Damit erscheint mir die Struktur einer bestimmten Gruppe von sogen. Zufallsphänomenen
umschrieben zu sein. Von hier führt nun aber ein Weg zu
einer Gruppe von Erscheinungen, welche wir bereits zu den „okkulten" zu
rechnen pflegen, freilich zu den, wenn ich mich einmal so ausdrücken darf,
periphersten. Auch hier möchte ich kurz an zwei Beispielen, bei denen jede
Täuschung ausgeschlossen ist, zeigen, welche Struktur gegeben ist. Ich behandelte
im Wintersemester 102 4/25 in den Uebungen die Psychoanalyse. Einer
der Hörer, der als Ingenieur in einer Maschinenfabrik tätig ist, berichtete dabei
über einen Traum, den er wiederholt gehabt hat: beim Verladen auf dem
Fabrikhof stürzt eine schwere Eisenwand um und begräbt einen der Arbeiter
unter sich.

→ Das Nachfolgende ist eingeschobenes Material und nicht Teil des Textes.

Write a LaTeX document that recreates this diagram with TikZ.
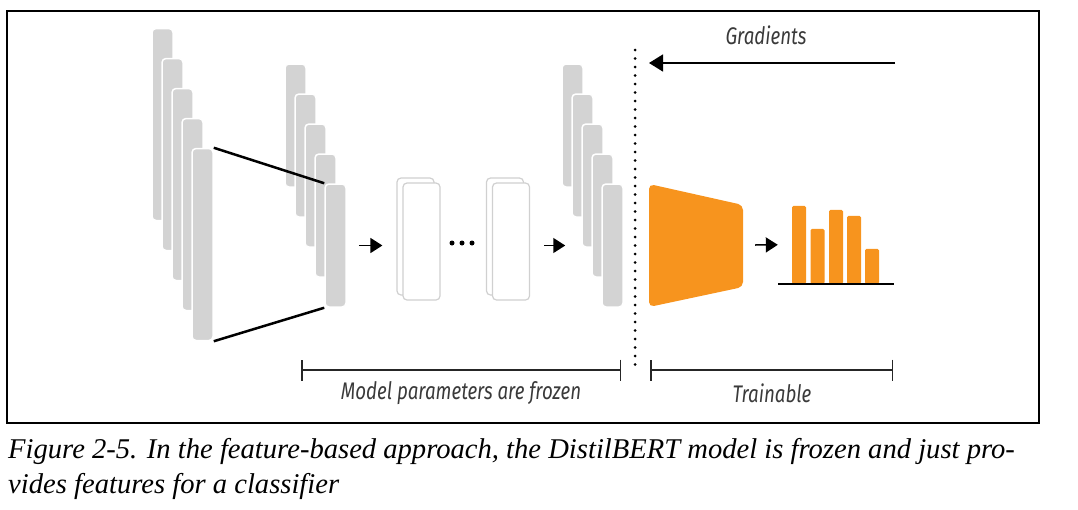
\documentclass[tikz,border=0pt]{standalone}
\usepackage{fontspec}
\usetikzlibrary{arrows.meta}
\newfontfamily\labelfont[FakeStretch=0.78]{Fira Sans}
\newfontfamily\captionfont{Liberation Serif}
\definecolor{bargrey}{HTML}{D3D3D3}
\definecolor{boxgrey}{HTML}{D0D0D0}
\definecolor{headorange}{HTML}{F7941E}
\definecolor{labelgrey}{HTML}{3A3A3A}
\tikzset{
	greybar/.style={fill=bargrey, draw=white, line width=1.5pt, rounded corners=4pt, minimum width=21pt, inner sep=0pt},
	tallbar/.style={greybar, minimum height=192pt},
	shortbar/.style={greybar, minimum height=123pt},
	boxface/.style={fill=white, draw=boxgrey, line width=1.2pt, rounded corners=4pt, minimum width=37pt, minimum height=117pt, inner sep=0pt},
	scorebar/.style={fill=headorange, rounded corners=1.5pt, minimum width=14pt, anchor=south, inner sep=0pt},
	flowarrow/.style={-{Triangle[length=12pt,width=15pt]}, line width=1.5pt},
	spanline/.style={{Bar[width=21pt]}-{Bar[width=21pt]}, line width=1.5pt, draw=black!85},
	tagtext/.style={font=\labelfont\itshape\fontsize{24pt}{24pt}\selectfont, text=labelgrey, inner sep=0pt},
	captiontext/.style={font=\captionfont\itshape\fontsize{28.6pt}{28.6pt}\selectfont, anchor=base west, inner sep=0pt}
}
\begin{document}
\begin{tikzpicture}[x=1pt, y=-1pt]
	\useasboundingbox (0,0) rectangle (1078,509);
	\draw[line width=1.5pt] (7,11) rectangle (1039,423);
	% input embeddings
	\node[tallbar] (in1) at (162.5,124.5) {};
	\node[tallbar] (in2) at (172.5,154.5) {};
	\node[tallbar] (in3) at (182.5,184.5) {};
	\node[tallbar] (in4) at (192.5,214.5) {};
	\node[tallbar] (in5) at (202.5,244.5) {};
	% first encoder layer
	\node[shortbar] (e1) at (295.5,125.5) {};
	\node[shortbar] (e2) at (305.5,155.5) {};
	\node[shortbar] (e3) at (315.5,185.5) {};
	\node[shortbar] (e4) at (325.5,215.5) {};
	\node[shortbar] (e5) at (335.5,245.5) {};
	\draw[line width=2.5pt] (in5.north east) -- (e5.north west);
	\draw[line width=2.5pt] (in5.south east) -- (e5.south west);
	% hidden layers
	\node[boxface] (b1back) at (415.5,236.5) {};
	\node[boxface] (b1) at (421.5,241.5) {};
	\node[boxface] (b2back) at (505,236.5) {};
	\node[boxface] (b2) at (511,241.5) {};
	\node[circle, fill=black, minimum size=5pt, inner sep=0pt] (d1) at (452,243) {};
	\node[circle, fill=black, minimum size=5pt, inner sep=0pt] (d2) at (462,243) {};
	\node[circle, fill=black, minimum size=5pt, inner sep=0pt] (d3) at (472,243) {};
	% last hidden states
	\node[shortbar] (r1) at (572.5,125.5) {};
	\node[shortbar] (r2) at (582.5,155.5) {};
	\node[shortbar] (r3) at (592.5,185.5) {};
	\node[shortbar] (r4) at (602.5,215.5) {};
	\node[shortbar] (r5) at (612.5,245.5) {};
	\draw[flowarrow] ([xshift=12pt]e5.east) -- ([xshift=-14pt]b1back.west |- e5.east);
	\draw[flowarrow] ([xshift=14pt]b2.east |- r5.west) -- ([xshift=-16pt]r3.west |- r5.west);
	% frozen / trainable cut
	\coordinate (cuttop) at (635,50);
	\coordinate (cutbottom) at (635,372);
	\draw[line width=3pt, line cap=round, dash pattern=on 0pt off 8.5pt] (cuttop) -- (cutbottom);
	\coordinate (gradfrom) at (895,63);
	\coordinate (gradto) at (649,63);
	\draw[line width=1.5pt, -{Triangle[length=14pt,width=17pt]}] (gradfrom) -- (gradto);
	\node[tagtext] (gradlabel) at (766,35) {Gradients};
	% classifier head
	\fill[headorange, rounded corners=5pt] (649,184) -- (743,205) -- (743,287) -- (649,307) -- cycle;
	\coordinate (head) at (743,245);
	\node[scorebar, minimum height=78pt] (p1) at (799,284) {};
	\node[scorebar, minimum height=55pt] (p2) at (817.5,284) {};
	\node[scorebar, minimum height=74pt] (p3) at (836,284) {};
	\node[scorebar, minimum height=68pt] (p4) at (854,284) {};
	\node[scorebar, minimum height=35pt] (p5) at (872,284) {};
	\coordinate (axisleft) at (778,284);
	\coordinate (axisright) at (894,284);
	\draw[line width=1.5pt] (axisleft) -- (axisright);
	\draw[flowarrow] ([xshift=12pt]head) -- ([xshift=-14pt]p1.west);
	% spans
	\coordinate (frozenL) at (301,370);
	\coordinate (frozenR) at (621,370);
	\coordinate (trainL) at (650,370);
	\coordinate (trainR) at (893,370);
	\draw[spanline] (frozenL) -- (frozenR);
	\draw[spanline] (trainL) -- (trainR);
	\node[tagtext] (frozenlabel) at (461,393) {Model parameters are frozen};
	\node[tagtext] (trainlabel) at (772,393) {Trainable};
	% caption
	\node[captiontext] (cap1) at (8,458) {Figure 2-5. In the feature-based approach, the DistilBERT model is frozen and just pro-};
	\node[captiontext] (cap2) at (8,493) {vides features for a classifier};
\end{tikzpicture}
\end{document}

Einige Tage später berichtet er, daß das Ereignis genau so,
wie es sich im Traume dargestellt hat, eingetroffen ist.
Eine Täuschung ist ausgeschlossen, da der erste Bericht in Gegenwart von
mehreren Studenten im Seminar gemacht wurde. Eine Vorahnung, die sich
bewahrheitet. Das Auftreten des Traumes ist zweifellos determiniert, und wenn
in diesem Falle auch eine Analyse nicht durchgeführt wurde, so wäre eine
solche doch möglich und geeignej, Aufschluß über die den Traum auslösenden
Momente zu geben, seinen Sinn zu deuten. Auch der Unfall ist zweifellos
determiniert: die Wand stürzt, bestimmten physikalischen Gesetzen gehorchend.
Daß der Arbeiter an dieser Stelle steht, ist begründet, er will Ware verladen;
der Ingenieur warnt die Leute, er ermahnt sie zu äußerster Vorsicht, da doch
einmal ein Unfall eintreten könne; er geht fort, die Wand stürzt, und der
Arbeiter wird unter ihr begraben. Auch hier wieder schneiden zwei
Reihen, von denen jede einzelne in sich geschlossen und
determiniert ist, einander; daß aber eine Notwendigkeit vorliegt, daß
sie sich schneiden müssen, daß der Traum in Erfüllung gehen muß, sehen
wir nicht ein; hier liegt wiederum der „Zufall".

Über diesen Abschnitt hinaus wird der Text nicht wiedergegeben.